YOUR TASK:
Extract each line where the string "this" shows up.

RECORDS FOR PROCESSING:
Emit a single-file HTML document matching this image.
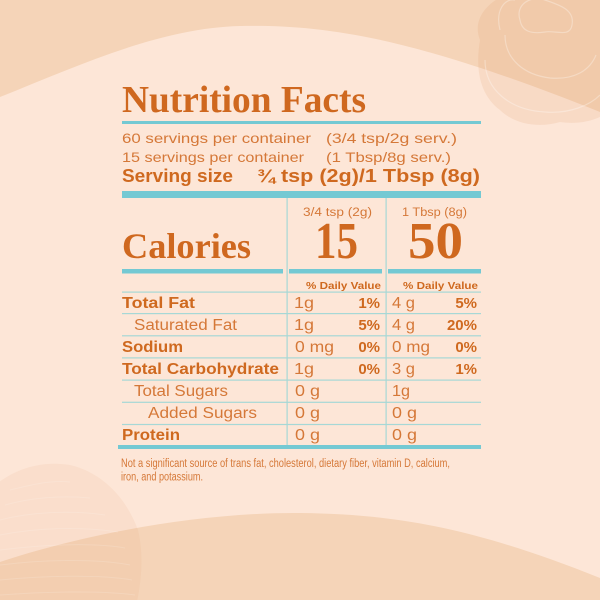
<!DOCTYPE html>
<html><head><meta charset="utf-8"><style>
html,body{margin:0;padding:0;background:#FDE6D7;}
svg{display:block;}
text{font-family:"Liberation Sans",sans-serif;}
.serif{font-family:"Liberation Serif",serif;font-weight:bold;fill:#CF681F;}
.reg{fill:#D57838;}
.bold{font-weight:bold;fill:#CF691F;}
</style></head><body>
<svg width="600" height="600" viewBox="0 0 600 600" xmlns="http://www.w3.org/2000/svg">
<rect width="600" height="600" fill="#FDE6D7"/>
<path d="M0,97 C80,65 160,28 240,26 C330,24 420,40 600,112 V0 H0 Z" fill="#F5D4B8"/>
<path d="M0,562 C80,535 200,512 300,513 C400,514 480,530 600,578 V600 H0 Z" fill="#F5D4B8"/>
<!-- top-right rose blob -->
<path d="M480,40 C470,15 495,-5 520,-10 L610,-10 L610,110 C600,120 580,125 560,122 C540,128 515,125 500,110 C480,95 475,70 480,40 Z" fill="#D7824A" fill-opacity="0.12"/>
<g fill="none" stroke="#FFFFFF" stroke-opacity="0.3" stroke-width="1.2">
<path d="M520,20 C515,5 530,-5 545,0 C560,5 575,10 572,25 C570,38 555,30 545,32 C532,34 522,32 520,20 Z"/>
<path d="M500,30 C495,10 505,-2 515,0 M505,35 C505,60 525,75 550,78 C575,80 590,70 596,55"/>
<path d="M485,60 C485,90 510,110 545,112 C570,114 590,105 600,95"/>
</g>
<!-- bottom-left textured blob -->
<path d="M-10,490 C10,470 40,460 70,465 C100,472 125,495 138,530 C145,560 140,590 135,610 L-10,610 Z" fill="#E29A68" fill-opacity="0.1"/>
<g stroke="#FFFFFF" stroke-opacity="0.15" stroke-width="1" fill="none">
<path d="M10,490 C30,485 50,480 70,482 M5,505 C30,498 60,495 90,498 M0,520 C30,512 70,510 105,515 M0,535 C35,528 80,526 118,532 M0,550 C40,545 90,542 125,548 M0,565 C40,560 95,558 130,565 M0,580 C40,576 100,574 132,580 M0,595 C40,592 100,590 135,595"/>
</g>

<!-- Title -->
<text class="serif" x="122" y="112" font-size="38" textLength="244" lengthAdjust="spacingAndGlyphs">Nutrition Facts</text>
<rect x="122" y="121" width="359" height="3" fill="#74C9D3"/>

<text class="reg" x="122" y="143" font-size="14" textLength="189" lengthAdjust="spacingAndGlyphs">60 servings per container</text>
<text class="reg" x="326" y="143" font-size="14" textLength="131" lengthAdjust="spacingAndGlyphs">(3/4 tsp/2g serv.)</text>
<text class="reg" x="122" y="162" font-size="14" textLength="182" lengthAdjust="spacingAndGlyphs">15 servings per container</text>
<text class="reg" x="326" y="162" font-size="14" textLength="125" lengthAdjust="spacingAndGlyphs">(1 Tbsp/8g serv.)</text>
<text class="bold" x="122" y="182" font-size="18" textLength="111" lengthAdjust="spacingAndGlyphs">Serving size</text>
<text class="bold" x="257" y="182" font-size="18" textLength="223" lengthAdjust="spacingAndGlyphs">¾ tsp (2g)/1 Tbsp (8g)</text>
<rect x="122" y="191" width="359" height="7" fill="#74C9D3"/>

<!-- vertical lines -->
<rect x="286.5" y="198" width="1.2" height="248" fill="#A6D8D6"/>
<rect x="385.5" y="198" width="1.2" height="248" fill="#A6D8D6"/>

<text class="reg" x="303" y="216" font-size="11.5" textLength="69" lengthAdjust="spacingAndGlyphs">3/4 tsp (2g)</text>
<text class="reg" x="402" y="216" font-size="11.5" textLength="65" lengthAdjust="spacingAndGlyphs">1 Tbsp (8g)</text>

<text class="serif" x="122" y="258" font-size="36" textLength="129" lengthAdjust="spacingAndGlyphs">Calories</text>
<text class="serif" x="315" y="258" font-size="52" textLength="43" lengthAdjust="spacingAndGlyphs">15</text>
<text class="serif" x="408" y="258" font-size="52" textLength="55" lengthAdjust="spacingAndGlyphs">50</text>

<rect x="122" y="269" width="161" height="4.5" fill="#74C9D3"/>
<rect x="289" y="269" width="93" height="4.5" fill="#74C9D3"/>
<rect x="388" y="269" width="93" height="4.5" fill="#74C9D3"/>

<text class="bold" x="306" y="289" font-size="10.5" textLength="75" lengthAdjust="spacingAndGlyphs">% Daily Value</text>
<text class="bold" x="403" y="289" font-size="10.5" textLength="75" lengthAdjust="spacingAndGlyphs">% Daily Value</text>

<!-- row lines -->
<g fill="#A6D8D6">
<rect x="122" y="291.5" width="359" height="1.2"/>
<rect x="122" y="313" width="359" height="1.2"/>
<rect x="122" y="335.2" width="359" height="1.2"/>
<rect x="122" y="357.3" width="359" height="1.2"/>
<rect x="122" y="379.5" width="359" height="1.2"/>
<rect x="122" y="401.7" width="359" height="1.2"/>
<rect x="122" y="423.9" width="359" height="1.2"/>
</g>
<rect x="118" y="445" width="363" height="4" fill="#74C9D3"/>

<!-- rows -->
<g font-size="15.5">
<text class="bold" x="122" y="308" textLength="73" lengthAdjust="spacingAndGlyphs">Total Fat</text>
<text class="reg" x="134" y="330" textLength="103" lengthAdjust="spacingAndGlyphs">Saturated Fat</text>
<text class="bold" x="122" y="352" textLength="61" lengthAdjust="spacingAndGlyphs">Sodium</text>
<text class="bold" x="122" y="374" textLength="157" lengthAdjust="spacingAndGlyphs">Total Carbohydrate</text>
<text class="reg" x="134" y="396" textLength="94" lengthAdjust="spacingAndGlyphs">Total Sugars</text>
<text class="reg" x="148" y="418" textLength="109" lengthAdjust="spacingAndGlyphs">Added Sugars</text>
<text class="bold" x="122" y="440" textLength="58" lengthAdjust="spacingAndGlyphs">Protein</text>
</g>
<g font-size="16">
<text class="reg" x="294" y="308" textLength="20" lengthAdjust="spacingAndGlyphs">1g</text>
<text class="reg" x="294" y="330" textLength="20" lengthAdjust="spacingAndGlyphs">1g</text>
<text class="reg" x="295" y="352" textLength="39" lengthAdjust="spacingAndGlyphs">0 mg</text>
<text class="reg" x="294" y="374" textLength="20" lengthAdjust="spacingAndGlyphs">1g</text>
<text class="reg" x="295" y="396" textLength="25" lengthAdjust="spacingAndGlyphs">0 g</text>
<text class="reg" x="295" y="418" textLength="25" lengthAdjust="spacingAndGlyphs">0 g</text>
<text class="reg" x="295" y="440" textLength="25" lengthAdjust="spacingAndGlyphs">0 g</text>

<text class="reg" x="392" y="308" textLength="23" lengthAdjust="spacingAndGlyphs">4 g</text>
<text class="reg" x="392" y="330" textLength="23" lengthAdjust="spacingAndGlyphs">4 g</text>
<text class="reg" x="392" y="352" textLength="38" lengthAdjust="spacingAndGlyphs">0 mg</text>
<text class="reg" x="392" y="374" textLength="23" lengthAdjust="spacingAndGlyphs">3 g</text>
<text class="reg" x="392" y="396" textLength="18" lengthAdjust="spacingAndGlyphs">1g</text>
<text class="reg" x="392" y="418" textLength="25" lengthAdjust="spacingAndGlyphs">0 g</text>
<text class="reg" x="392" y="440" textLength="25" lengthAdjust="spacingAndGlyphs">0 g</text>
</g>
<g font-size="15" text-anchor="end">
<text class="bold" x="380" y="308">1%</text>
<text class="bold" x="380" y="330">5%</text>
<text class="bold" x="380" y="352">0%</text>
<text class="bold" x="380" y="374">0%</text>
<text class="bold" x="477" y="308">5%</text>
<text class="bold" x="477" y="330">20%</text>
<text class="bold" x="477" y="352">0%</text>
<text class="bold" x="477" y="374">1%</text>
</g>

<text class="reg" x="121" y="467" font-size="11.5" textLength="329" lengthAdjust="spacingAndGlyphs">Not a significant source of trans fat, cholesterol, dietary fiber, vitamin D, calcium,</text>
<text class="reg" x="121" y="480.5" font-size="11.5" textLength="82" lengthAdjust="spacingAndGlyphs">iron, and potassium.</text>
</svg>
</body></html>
...
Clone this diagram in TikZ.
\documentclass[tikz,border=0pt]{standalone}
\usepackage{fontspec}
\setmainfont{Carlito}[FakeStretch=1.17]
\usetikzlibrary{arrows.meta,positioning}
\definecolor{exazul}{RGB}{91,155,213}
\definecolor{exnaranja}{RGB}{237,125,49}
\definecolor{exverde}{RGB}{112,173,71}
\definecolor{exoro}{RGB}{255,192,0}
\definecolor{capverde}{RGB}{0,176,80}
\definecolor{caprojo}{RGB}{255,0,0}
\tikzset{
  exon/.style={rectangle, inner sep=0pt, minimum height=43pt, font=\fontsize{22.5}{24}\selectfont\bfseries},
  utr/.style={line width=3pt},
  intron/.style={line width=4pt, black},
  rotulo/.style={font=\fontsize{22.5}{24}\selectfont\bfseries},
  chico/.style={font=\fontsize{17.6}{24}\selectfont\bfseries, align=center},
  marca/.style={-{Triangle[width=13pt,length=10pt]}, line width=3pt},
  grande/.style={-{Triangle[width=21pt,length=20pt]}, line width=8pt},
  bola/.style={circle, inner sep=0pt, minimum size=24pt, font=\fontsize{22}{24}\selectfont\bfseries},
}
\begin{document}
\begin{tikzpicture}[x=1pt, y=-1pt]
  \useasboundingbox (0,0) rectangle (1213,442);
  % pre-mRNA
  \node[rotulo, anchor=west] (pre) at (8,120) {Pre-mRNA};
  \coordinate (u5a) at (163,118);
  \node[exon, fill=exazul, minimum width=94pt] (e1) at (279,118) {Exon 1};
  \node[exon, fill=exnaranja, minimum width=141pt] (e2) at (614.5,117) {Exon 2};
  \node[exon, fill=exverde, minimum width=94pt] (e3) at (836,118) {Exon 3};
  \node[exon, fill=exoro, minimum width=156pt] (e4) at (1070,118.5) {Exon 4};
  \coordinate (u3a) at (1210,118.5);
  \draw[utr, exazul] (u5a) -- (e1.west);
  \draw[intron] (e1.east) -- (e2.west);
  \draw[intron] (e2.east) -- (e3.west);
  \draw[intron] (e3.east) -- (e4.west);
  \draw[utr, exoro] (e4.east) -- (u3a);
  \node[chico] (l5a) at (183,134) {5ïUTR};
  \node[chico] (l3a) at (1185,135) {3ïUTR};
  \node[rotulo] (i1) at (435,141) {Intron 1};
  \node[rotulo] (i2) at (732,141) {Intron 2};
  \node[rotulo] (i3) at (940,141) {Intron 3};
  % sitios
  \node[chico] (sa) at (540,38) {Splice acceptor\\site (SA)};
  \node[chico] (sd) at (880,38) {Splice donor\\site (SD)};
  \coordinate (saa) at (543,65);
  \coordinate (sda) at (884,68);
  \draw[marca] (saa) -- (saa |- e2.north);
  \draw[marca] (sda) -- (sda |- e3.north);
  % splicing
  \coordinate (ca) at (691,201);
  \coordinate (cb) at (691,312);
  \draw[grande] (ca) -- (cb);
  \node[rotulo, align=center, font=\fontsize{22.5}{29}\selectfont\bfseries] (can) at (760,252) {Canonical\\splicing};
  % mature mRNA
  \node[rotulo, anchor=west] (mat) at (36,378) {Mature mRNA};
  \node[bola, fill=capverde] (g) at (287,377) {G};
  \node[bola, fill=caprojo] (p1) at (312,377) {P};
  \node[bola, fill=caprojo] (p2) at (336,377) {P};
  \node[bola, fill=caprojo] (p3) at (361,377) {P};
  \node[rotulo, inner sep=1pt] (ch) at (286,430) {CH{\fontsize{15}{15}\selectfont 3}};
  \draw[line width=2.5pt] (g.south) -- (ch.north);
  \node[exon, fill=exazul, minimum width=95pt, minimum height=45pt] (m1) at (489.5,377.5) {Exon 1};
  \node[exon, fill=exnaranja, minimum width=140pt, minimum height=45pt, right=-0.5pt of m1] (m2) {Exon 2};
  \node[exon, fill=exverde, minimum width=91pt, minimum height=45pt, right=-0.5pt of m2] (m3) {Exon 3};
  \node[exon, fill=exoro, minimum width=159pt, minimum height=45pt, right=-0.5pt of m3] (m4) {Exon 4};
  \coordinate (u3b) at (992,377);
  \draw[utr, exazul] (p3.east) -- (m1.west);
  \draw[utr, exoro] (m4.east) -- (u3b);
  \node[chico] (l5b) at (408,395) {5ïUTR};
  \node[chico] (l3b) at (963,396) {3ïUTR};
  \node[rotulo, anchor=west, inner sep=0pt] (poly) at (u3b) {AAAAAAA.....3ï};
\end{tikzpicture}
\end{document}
---
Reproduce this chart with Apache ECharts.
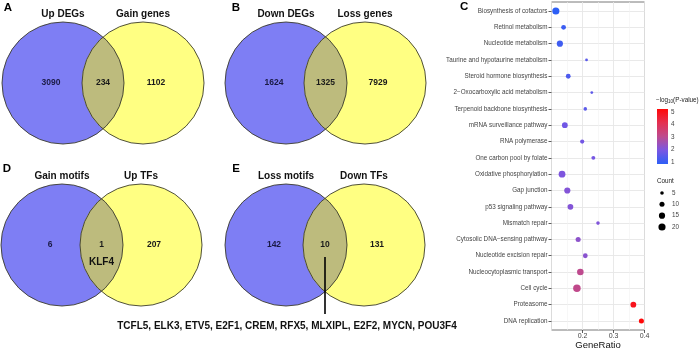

COMPLETE OUTPUT:
Emit a single-file HTML document matching this image.
Clone this diagram in TikZ.
Reproduce this chart with Apache ECharts.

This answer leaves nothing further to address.